TASK OBJECTIVE:
Print exactly the lines from the first one down to the line containing "from matplotlib.ticker import MultipleLocator", both ends included, with no pictures and nothing else.

+ + + + +

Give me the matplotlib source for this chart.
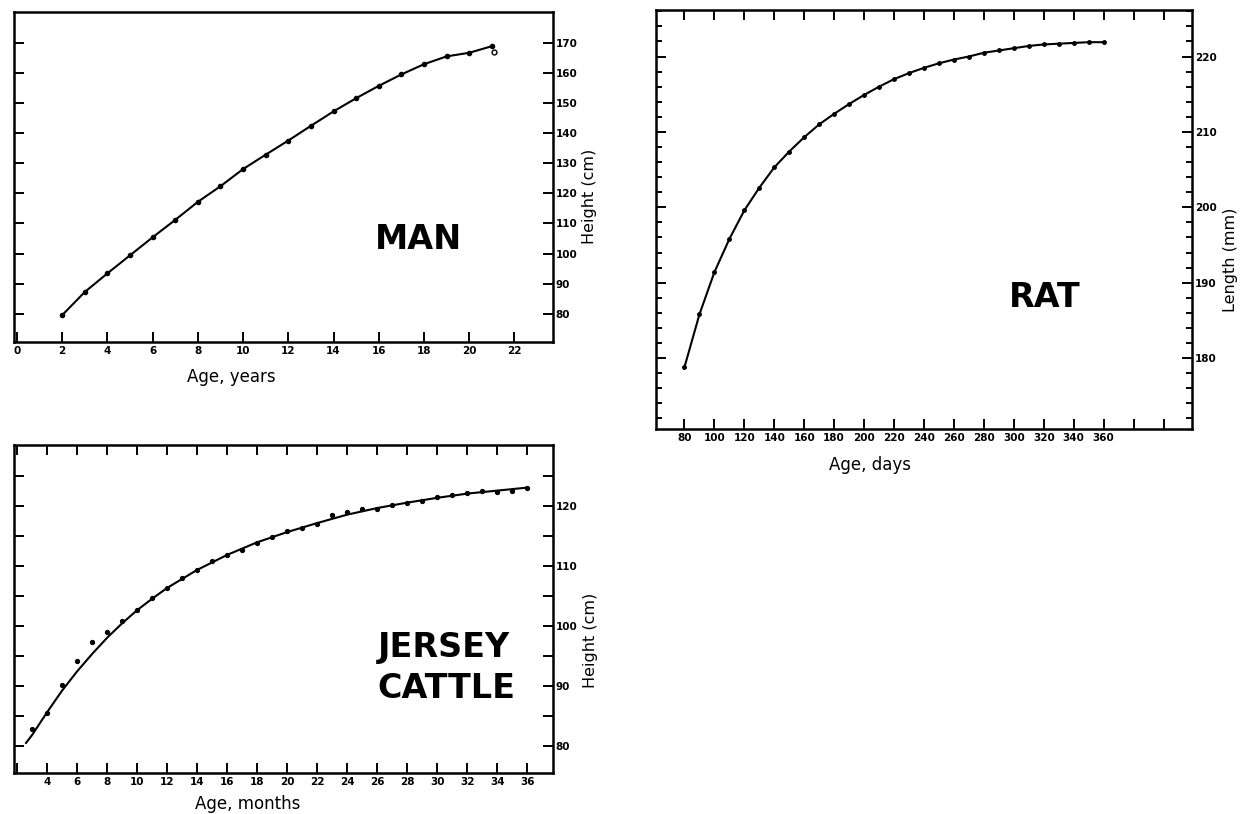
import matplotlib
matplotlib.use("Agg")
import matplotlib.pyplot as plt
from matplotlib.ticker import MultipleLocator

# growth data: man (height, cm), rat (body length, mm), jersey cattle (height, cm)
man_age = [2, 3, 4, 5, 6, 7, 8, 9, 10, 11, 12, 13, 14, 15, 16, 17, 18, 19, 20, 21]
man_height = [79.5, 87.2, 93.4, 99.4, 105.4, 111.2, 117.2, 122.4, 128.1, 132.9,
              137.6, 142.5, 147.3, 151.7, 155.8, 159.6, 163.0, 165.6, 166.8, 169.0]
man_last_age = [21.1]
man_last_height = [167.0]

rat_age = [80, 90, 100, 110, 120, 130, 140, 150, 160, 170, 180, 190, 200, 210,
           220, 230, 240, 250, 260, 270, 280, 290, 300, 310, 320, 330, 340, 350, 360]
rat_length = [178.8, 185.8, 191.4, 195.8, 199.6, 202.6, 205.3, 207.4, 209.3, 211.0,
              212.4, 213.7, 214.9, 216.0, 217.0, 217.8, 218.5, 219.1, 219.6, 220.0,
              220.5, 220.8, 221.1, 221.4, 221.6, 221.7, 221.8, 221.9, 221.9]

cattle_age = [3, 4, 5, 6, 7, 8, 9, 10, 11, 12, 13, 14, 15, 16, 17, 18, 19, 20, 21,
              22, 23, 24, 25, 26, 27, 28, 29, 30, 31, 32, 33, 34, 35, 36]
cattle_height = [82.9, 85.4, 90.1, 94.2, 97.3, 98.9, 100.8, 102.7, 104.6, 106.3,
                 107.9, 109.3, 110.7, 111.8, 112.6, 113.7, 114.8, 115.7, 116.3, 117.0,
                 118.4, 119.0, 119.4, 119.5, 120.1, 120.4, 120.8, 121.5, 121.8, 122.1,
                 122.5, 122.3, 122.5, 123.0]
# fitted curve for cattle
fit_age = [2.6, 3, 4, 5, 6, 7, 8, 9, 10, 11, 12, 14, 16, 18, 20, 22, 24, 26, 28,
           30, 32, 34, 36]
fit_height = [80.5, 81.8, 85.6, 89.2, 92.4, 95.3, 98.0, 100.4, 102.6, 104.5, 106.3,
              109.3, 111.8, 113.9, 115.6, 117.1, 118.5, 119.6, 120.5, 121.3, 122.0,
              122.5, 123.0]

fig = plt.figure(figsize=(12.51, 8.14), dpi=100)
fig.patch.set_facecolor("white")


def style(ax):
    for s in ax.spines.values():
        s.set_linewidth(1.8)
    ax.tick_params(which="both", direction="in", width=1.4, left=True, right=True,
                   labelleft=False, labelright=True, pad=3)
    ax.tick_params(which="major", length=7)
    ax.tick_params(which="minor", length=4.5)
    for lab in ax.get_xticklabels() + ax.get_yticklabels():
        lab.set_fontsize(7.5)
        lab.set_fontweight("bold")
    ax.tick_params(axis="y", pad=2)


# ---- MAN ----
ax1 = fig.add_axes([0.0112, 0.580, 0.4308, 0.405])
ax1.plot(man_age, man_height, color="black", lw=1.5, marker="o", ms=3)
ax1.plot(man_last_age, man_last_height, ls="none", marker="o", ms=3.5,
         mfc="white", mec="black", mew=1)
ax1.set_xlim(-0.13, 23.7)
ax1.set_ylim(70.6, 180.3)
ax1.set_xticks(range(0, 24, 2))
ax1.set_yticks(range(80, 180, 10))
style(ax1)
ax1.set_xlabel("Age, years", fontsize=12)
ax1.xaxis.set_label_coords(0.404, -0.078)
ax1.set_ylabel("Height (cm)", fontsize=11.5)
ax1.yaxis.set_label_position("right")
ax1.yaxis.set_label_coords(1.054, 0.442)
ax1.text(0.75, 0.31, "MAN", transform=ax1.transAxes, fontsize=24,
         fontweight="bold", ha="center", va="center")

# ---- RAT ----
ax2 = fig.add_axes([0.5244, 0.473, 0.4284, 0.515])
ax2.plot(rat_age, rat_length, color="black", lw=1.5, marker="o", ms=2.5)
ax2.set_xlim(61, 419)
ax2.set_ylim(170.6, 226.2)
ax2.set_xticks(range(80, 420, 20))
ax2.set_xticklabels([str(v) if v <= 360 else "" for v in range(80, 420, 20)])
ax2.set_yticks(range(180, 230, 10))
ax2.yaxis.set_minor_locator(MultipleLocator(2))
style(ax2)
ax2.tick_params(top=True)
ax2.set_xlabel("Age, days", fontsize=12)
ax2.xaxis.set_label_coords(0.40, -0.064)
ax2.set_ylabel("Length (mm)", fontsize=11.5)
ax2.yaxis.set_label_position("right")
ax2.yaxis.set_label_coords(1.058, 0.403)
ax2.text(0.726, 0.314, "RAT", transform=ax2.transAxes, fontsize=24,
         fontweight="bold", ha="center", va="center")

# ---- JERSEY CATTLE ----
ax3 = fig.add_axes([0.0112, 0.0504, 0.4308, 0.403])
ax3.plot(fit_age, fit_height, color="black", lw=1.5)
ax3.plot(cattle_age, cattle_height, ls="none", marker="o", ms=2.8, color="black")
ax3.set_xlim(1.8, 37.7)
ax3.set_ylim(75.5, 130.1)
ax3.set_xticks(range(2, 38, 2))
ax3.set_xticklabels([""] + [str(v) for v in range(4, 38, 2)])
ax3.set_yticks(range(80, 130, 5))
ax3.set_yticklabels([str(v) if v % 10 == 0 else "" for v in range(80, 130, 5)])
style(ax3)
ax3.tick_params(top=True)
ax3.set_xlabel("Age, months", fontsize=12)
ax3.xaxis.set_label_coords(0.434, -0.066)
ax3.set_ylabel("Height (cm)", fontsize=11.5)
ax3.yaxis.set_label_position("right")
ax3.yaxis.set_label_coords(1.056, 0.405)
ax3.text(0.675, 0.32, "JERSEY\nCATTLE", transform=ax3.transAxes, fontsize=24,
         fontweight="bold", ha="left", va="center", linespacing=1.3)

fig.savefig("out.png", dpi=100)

+ + + + +

CORRECT OUTPUT:
Give me the matplotlib source for this chart.
import matplotlib
matplotlib.use("Agg")
import matplotlib.pyplot as plt
from matplotlib.ticker import MultipleLocator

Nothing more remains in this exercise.